Subject: Horned Lark Behavior, etc
Date: May 25 08:58:04 1999
From: Mike Mulcahy - mmulcahy at micro-flex.com


Just returned from a week in Eastern Wa and saw some interesting things:

1. Sitting on my porch in Desert Aire, I was watching a Horned Lark forage on the ground, presumably on seeds and/or small insects. After about 10 minutes, the bird suddenly took flight and flew straight up circling higher and higher directly over the takeoff point until I lost sight of him, probably 800 to 1000 ft high. I have head of Eurasian Skylarks doing something like this but in 10 years of observing the Horned Lark, this is the first time I have seen this. They are usually content to sit on a rock proudly proclaiming it as theirs with their incessant tinkling song.

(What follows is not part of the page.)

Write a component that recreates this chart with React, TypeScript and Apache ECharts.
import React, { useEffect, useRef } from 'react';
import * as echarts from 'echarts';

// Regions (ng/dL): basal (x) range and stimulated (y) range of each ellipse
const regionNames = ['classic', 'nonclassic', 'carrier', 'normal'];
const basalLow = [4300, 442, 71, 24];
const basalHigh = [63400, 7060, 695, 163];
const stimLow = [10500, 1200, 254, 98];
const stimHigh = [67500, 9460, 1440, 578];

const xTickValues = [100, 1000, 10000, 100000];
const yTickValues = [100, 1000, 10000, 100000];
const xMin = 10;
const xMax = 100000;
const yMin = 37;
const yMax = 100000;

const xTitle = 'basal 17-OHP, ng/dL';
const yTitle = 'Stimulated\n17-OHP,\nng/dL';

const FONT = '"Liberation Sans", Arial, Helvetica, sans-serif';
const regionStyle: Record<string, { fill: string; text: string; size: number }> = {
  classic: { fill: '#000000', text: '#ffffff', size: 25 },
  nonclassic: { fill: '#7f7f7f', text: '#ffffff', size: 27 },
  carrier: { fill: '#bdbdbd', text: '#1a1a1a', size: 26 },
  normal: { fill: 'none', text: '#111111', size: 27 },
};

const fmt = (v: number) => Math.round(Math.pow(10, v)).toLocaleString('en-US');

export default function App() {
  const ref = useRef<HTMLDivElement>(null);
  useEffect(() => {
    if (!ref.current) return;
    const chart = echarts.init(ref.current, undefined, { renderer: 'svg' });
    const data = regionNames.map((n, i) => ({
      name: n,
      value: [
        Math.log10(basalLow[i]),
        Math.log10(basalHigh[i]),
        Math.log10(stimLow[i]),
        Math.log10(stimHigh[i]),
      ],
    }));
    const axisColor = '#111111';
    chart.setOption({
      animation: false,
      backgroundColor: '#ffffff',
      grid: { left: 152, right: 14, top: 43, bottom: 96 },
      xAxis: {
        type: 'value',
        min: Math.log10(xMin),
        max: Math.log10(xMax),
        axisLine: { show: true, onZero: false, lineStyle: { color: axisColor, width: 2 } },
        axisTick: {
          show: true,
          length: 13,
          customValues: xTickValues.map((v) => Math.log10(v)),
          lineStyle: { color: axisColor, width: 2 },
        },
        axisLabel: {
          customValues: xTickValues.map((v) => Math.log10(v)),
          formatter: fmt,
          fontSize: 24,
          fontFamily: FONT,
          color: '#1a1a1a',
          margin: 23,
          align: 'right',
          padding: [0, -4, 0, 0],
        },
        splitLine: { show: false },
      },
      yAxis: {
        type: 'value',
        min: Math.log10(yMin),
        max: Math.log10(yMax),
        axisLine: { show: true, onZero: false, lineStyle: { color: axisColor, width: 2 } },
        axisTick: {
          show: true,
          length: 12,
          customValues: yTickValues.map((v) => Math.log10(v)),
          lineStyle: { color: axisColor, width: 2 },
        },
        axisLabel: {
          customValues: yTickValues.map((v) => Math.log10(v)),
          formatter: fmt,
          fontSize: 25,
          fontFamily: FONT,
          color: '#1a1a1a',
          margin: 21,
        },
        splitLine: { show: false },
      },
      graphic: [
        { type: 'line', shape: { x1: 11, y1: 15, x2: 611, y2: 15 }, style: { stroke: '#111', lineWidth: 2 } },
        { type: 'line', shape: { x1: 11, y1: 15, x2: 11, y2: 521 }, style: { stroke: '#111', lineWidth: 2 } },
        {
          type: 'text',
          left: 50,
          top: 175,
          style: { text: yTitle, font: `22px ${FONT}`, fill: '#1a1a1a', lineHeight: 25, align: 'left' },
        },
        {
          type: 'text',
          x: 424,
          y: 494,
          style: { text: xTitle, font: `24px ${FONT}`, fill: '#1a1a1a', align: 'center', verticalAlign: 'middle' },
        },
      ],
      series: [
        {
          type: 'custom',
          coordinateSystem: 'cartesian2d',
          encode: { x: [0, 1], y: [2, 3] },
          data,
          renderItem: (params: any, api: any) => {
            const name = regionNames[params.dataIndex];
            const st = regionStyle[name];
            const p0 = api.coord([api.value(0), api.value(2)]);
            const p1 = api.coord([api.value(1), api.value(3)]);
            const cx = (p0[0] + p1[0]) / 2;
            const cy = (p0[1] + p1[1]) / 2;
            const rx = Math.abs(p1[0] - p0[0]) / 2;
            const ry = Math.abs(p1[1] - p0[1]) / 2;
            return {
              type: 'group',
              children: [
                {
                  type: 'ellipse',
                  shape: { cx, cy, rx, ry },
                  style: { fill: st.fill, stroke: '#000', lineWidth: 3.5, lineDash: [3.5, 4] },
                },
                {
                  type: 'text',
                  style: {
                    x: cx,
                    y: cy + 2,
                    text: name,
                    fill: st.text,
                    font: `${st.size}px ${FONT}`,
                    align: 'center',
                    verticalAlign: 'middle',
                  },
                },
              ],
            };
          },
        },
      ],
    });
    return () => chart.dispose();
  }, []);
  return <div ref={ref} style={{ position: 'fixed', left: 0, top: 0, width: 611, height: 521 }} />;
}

2. I have been noting the arrival time of the Nighthawks at Desert Aire. We are not there every weekend but the earliest I have seen them is about June 1st. One showed up on 5/23 this year. Just a single bird with no diving displays. Earlier in the week I did find about 10 of them in a roost in the trees at the top of the road down to Frenchmen's Coulee where White Throated Swifts, Rock and Canyon Wrens and a Prarie Falcon were also be found.

3. I found a White Faced Ibis in the ponds south of the intersection of Dotson and Frenchmen's Rd in Grant County. Not sure how rare this fellow is in Washington; I seem to recollect a previous sighting in the same area.

4. Also from my porch, I watched a pair of Loggerhead Shrikes cavorting while making a kind of winnowing call. After some time, only one remained sitting on top of my hangar. He suddenly flew to the ground a hundred feet away and picked up and devoured a small beetle; avian eyes never cease to amaze me.